As a licensed Pension Fund Administrator managing RSAs of individuals and pension assets of institutions in the public and private sectors of the country for almost two decades; we have remained committed to providing exceptional client services, efficient benefits administration, easy access to pension savings for residential mortgage and pension funds growth for clients, said the Company.

Focusing on safe investment activities and decent returns have enabled them achieve consistent growth in all assets, which in turn has helped its clients who exit from active employment, retire into relative comfort.

Speaking on what RSA Holders should know about the Pension Mortgage Scheme; they said the Guidelines permit an eligible RSA holder to apply 25 percent of the total RSA balance as at the date of application, to fund equity contribution for residential mortgage.

An eligible RSA holder is an employee registered under the Contributory Pension Scheme (“CPS”) and whose RSA has received both the employer’s and employee’s mandatory contributions for a cumulative minimum period of 60 months. In addition to this, the RSA holder shall be in active employment (either as a salaried employee or as a self-employed person) and shall not have less than three years to retirement, at the time of the application.

“Furthermore, Existing retirees on the CPS and persons who are exempted under the Act are not eligible to apply. Married couples, who are both RSA holders, are eligible to make a joint application if they each meet the eligibility requirements. The allowable limit shall remain 25 percent of RSA balance irrespective of the percentage of equity contribution required by the mortgage lender. Where the allowable 25 percent is higher than the value of the equity contribution required, the RSA holder shall be able to access only an amount equivalent to the equity contribution. Also, where the allowable 25 percent is lower than the value of the equity contribution, the RSA holder shall be required to deposit the difference with the mortgage lender before an application can be approved.”
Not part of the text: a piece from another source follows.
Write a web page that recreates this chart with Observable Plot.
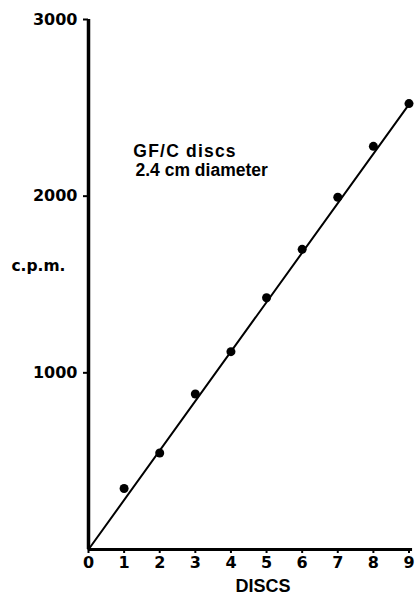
<!DOCTYPE html>
<html>
<head>
<meta charset="utf-8">
<script src="https://cdn.jsdelivr.net/npm/d3@7"></script>
<script src="https://cdn.jsdelivr.net/npm/@observablehq/plot@0.6"></script>
<style>
  html, body { margin: 0; padding: 0; background: #fff; }
</style>
</head>
<body>
<div id="chart"></div>
<script>
// Data
const discs = [1, 2, 3, 4, 5, 6, 7, 8, 9];
const cpm = [345, 546, 880, 1120, 1425, 1699, 1994, 2282, 2524];
const fitDiscs = [0, 9];
const fitCpm = [0, 2520];
const xTicks = [0, 1, 2, 3, 4, 5, 6, 7, 8, 9];
const yTicks = [1000, 2000, 3000];
const yLabel = "c.p.m.";
const xLabel = "DISCS";
const noteLines = ["GF/C discs", "2.4 cm diameter"];

const points = discs.map((d, i) => ({x: d, y: cpm[i]}));
const fit = fitDiscs.map((d, i) => ({x: d, y: fitCpm[i]}));

const chart = Plot.plot({
  width: 417,
  height: 596,
  marginLeft: 88,
  marginRight: 8.5,
  marginTop: 19,
  marginBottom: 47,
  style: {fontFamily: "DejaVu Sans", fontWeight: "bold", fontSize: "16px", color: "#000", background: "#fff"},
  x: {domain: [0, 9]},
  y: {domain: [0, 3000]},
  marks: [
    Plot.axisY({ticks: yTicks, tickFormat: d => String(d), tickSize: 5, tickPadding: 6, strokeWidth: 2, label: null}),
    Plot.axisX({ticks: xTicks, tickFormat: d => String(d), tickSize: 4, tickPadding: 3, strokeWidth: 2, label: null}),
    Plot.ruleX([0], {y1: 0, y2: 3000, strokeWidth: 3.5, stroke: "#000"}),
    Plot.ruleY([0], {x1: 0, x2: 9.1, strokeWidth: 3, stroke: "#000"}),
    Plot.line(fit, {x: "x", y: "y", stroke: "#000", strokeWidth: 2}),
    Plot.dot(points, {x: "x", y: "y", r: 4.5, fill: "#000", stroke: "none"}),
    Plot.text([yLabel], {x: 0, y: 1602, dx: -23, text: d => d, textAnchor: "end", fontFamily: "DejaVu Sans", fontWeight: "bold", fontSize: 15.5}),
    Plot.text([xLabel], {x: 4.9, y: 0, dy: 37, text: d => d, fontFamily: "Liberation Sans", fontWeight: "bold", fontSize: 18}),
    Plot.text([noteLines[0]], {x: 1.26, y: 2252, text: d => d, textAnchor: "start", fontFamily: "Liberation Sans", fontWeight: "bold", fontSize: 17.5}),
    Plot.text([noteLines[1]], {x: 1.32, y: 2145, text: d => d, textAnchor: "start", fontFamily: "Liberation Sans", fontWeight: "bold", fontSize: 17.5})
  ]
});
d3.select(chart).selectAll("text")
  .filter(function() { return this.textContent === noteLines[0]; })
  .attr("letter-spacing", "1.2px");
document.getElementById("chart").appendChild(chart);
</script>
</body>
</html>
“In addition, an eligible RSA holder who has made voluntary contribution as permissible by the Act, shall be allowed to utilise the contingent portion of the VC in meeting the required equity contribution. Similarly, NSITF and other Pre-Scheme Contributions of active RSA contributors, are allowed to form part of the RSA balance in determining the required 25 per cent equity contribution.”
“Utilisation of the allowable 25 per cent by an eligible RSA holder for equity contribution for residential mortgage shall not render the RSA holder ineligible for payment of 25 per cent of
the RSA balance for loss of job in line with the provisions of the Act and verse versa. Micro Pension Contributors (persons who are registered under the Micro Pension Plan) are also allowed to access their RSA balances for residential mortgage provided the applicant has made contributions for a minimum of 60 months prior to the time of application and may utilise the contingent portion of the contribution.”
Documentation requirements include a Mortgage Offer Letter, Application for Mortgage Form signed by the RSA holder, Property Offer Letter (obtained from the property owner/approved agent, showing value, type and address of property), Loan Amount, Equity Contribution, Bank account details of the applicant with the Mortgage Lender, RSA Statement, Indemnity by the Mortgage Lender to the PFA and evidence of payment of difference, where 25 percent of RSA available, cannot cover equity required by the Mortgage Lender.